Central to the software in Bioconductor are data containers, which provide a structured presentation of data. A data container consists of slots that are dedicated to certain type of data, for example, to abundance table and sample metadata. Biological data is often complex and multidimensional, making data containers particularly beneficial. There are several key advantages to using data containers:
- Ease of handling: Data subsetting and bookkeeping become more straightforward.
- Development efficiency: Developers can create efficient methods, knowing the data will be in a consistent format.
- User accessibility: Users can easily apply complex methods to their data.

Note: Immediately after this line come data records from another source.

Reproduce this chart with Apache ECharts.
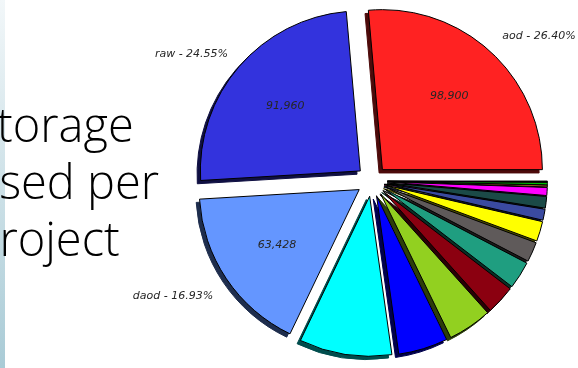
<!DOCTYPE html>
<html><head><meta charset="utf-8">
<script src="https://cdn.jsdelivr.net/npm/echarts@6/dist/echarts.min.js"></script>
<style>html,body{margin:0;padding:0;background:#fff}#c{width:578px;height:368px}</style>
</head><body><div id="c"></div>
<script>
const categories = ['aod','raw','daod','ntup','esd','hits','evnt','rdo','dpd','log','tag','desd','hist','user','txt','misc'];
const values = [98900,91960,63428,35000,18730,16630,10940,10410,7490,7490,4160,4380,3030,710,940,410];
const colors = ['#ff2222','#3333dd','#6496ff','#00ffff','#0000ff','#92d020','#8b0010','#1f9e80','#5f5a5a','#ffff00','#3a4aa0','#1b4a47','#ff00ff','#cc7733','#00c000','#000000'];
const labeled = ['aod','raw','daod'];
const titleLines = ['Storage','used per','project'];

const total = values.reduce((a,b)=>a+b,0);
function darken(hex, f){
  const n = parseInt(hex.slice(1),16);
  const r = Math.round(((n>>16)&255)*f), g = Math.round(((n>>8)&255)*f), b = Math.round((n&255)*f);
  return 'rgb('+r+','+g+','+b+')';
}
const CX = 372, CY = 181, R = 160, OFF = 15.4, SH = 3.3;
// nudges of the outer labels (style only)
const labelNudge = {aod:[1,-4], raw:[1,-2], daod:[0,8]};

const shadowData = categories.map((c,i)=>({name:c, value:values[i], selected:true,
  itemStyle:{color:darken(colors[i],0.3), borderColor:darken(colors[i],0.3), borderWidth:1}}));
const mainData = categories.map((c,i)=>({name:c, value:values[i], selected:true,
  itemStyle:{color:colors[i]},
  label:{show: labeled.indexOf(c)>=0}}));
const valData = categories.map((c,i)=>({name:c, value:values[i], selected:true,
  label:{show: labeled.indexOf(c)>=0}}));

const common = {type:'pie', startAngle:0, clockwise:false, selectedMode:'multiple', selectedOffset:OFF,
  avoidLabelOverlap:false, animation:false, silent:true, emphasis:{disabled:true}};

const chart = echarts.init(document.getElementById('c'), null, {renderer:'canvas'});
chart.setOption({
  backgroundColor:'#ffffff',
  animation:false,
  graphic:[
    {type:'rect', left:0, top:0, shape:{width:5, height:368}, style:{fill:new echarts.graphic.LinearGradient(0,0,0,1,[{offset:0,color:'#f2f7f9'},{offset:1,color:'#a9cbd6'}])}, z:0},
    ...titleLines.map((t,i)=>({type:'text', x:-28.6, y:128.5+i*57, z:10,
      style:{text:t, font:'300 47px "Open Sans"', fill:'#000', verticalAlign:'middle', textAlign:'left'}}))
  ],
  series:[
    Object.assign({}, common, {name:'shadow', center:[CX-SH, CY+SH], radius:R, data:shadowData, label:{show:false}, labelLine:{show:false}, z:1}),
    Object.assign({}, common, {name:'main', center:[CX, CY], radius:R, data:mainData, z:2,
      itemStyle:{borderColor:'#000', borderWidth:1},
      label:{position:'outside', distanceToLabelLine:0, fontFamily:'DejaVu Sans', fontStyle:'italic', fontSize:11, color:'#262626',
        formatter:p=>p.name+' - '+(p.value/total*100).toFixed(2)+'%'},
      labelLine:{show:false, length:R*0.1, length2:0},
      labelLayout:p=>{const n=labelNudge[categories[p.dataIndex]]; return n?{dx:n[0],dy:n[1]}:{};}}),
    Object.assign({}, common, {name:'values', center:[CX, CY], radius:R*1.2, data:valData, z:3,
      itemStyle:{color:'rgba(0,0,0,0)', borderWidth:0},
      label:{position:'inside', fontFamily:'DejaVu Sans', fontStyle:'italic', fontSize:11, color:'#262626', rotate:0,
        formatter:p=>p.value.toLocaleString('en-US')},
      labelLine:{show:false}})
  ]
});
</script></body></html>
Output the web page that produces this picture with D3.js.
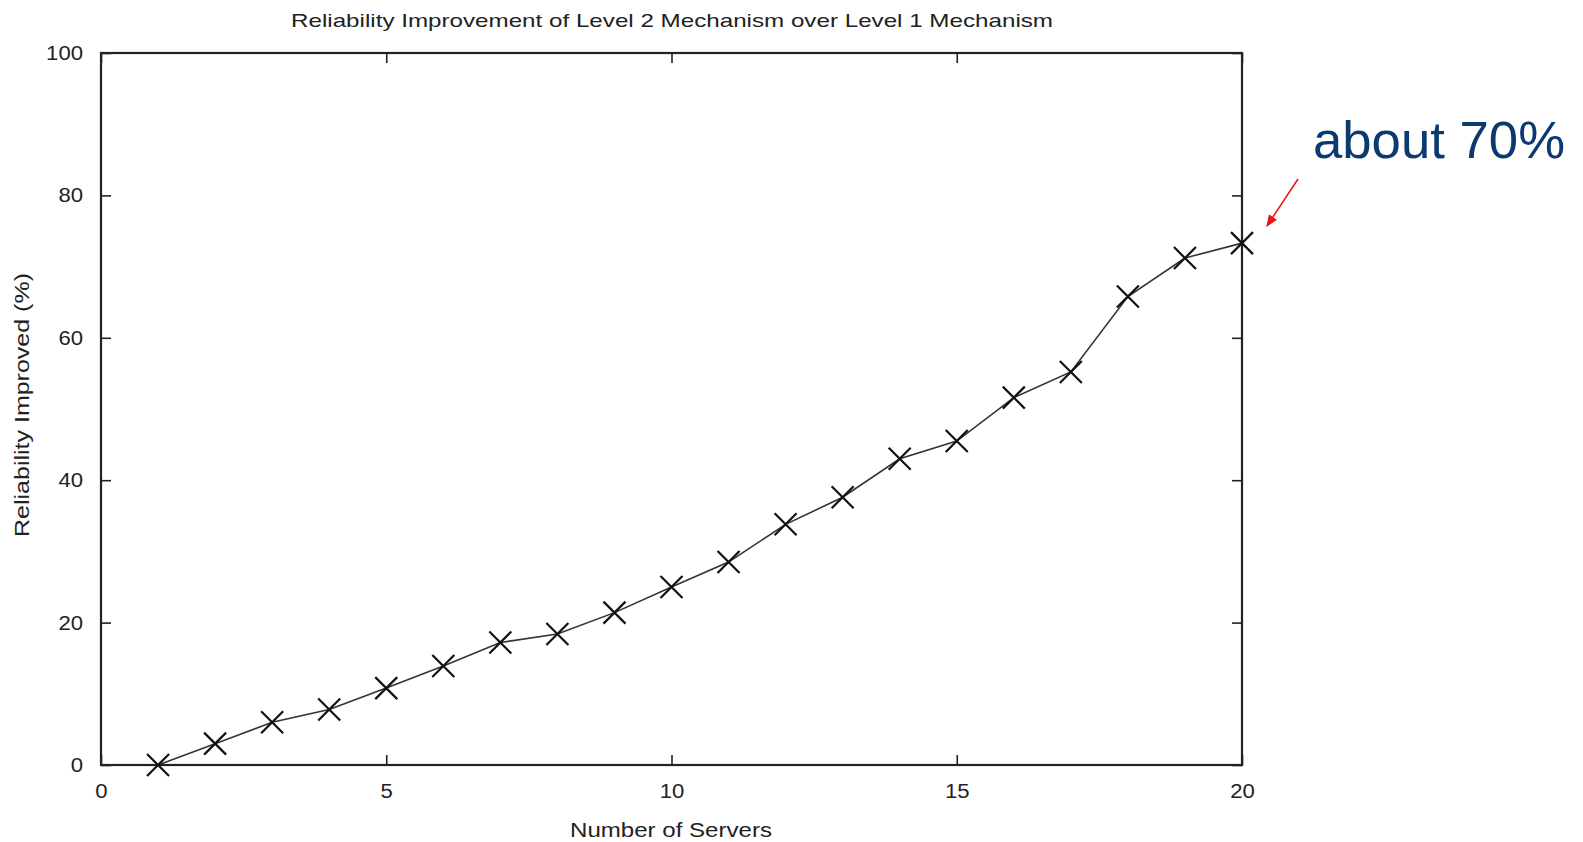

The most common data container in Bioconductor is SummarizedExperiment
. It is further expanded to fulfill needs of certain application field. SummarizedExperiment
and its derivatives, have already been widely adopted in microbiome research, single cell sequencing, and in other fields, allowing rapid adoption and the extension of emerging data science techniques across application domains. See Section 2.1 for more details on how to handle data containers from the SummarizedExperiment
family.
The Bioconductor microbiome data science framework consists of:
- Data containers, designed to organize multi-assay microbiome data
- R/Bioconductor packages that provide dedicated methods
- Community of users and developers
1.2 Microbiome data science in Bioconductor
The phyloseq
data container has been dominant in the microbiome field within Bioconductor over the past decade (McMurdie and Holmes 2013). However, there has been a growing popularity of tools based on the SummarizedExperiment
framework.
An optimal data container should efficiently store and manage large volumes of data, including modified or transformed copies. Furthermore, it should seamlessly integrate into the broader ecosystem of Bioconductor, minimizing duplication of effort and facilitating interoperability with other tools and packages.
TreeSummarizedExperiment
was developed to address these requirements (Huang et al. 2021). The miaverse framework was subsequently built around the TreeSummarizedExperiment
data container Chapter 2.
1.3 Open data science
Open data science emphasizes sharing code and, where feasible, data alongside results (Shetty and Lahti 2019). Utilizing Bioconductor tools facilitates the development of efficient and reproducible data science workflows. Enhanced transparency in research accelerates scientific progress. As open science is a fundamental concept in microbiome research, this book, particularly in Chapter 28 aims to educate readers about reproducible reporting practices.
- Bioconductor is a large ecosystem for bioinformatics.
- Data containers are fundamental in Bioconductor.
- SummarizedExperiment is the most common data container in Bioconductor.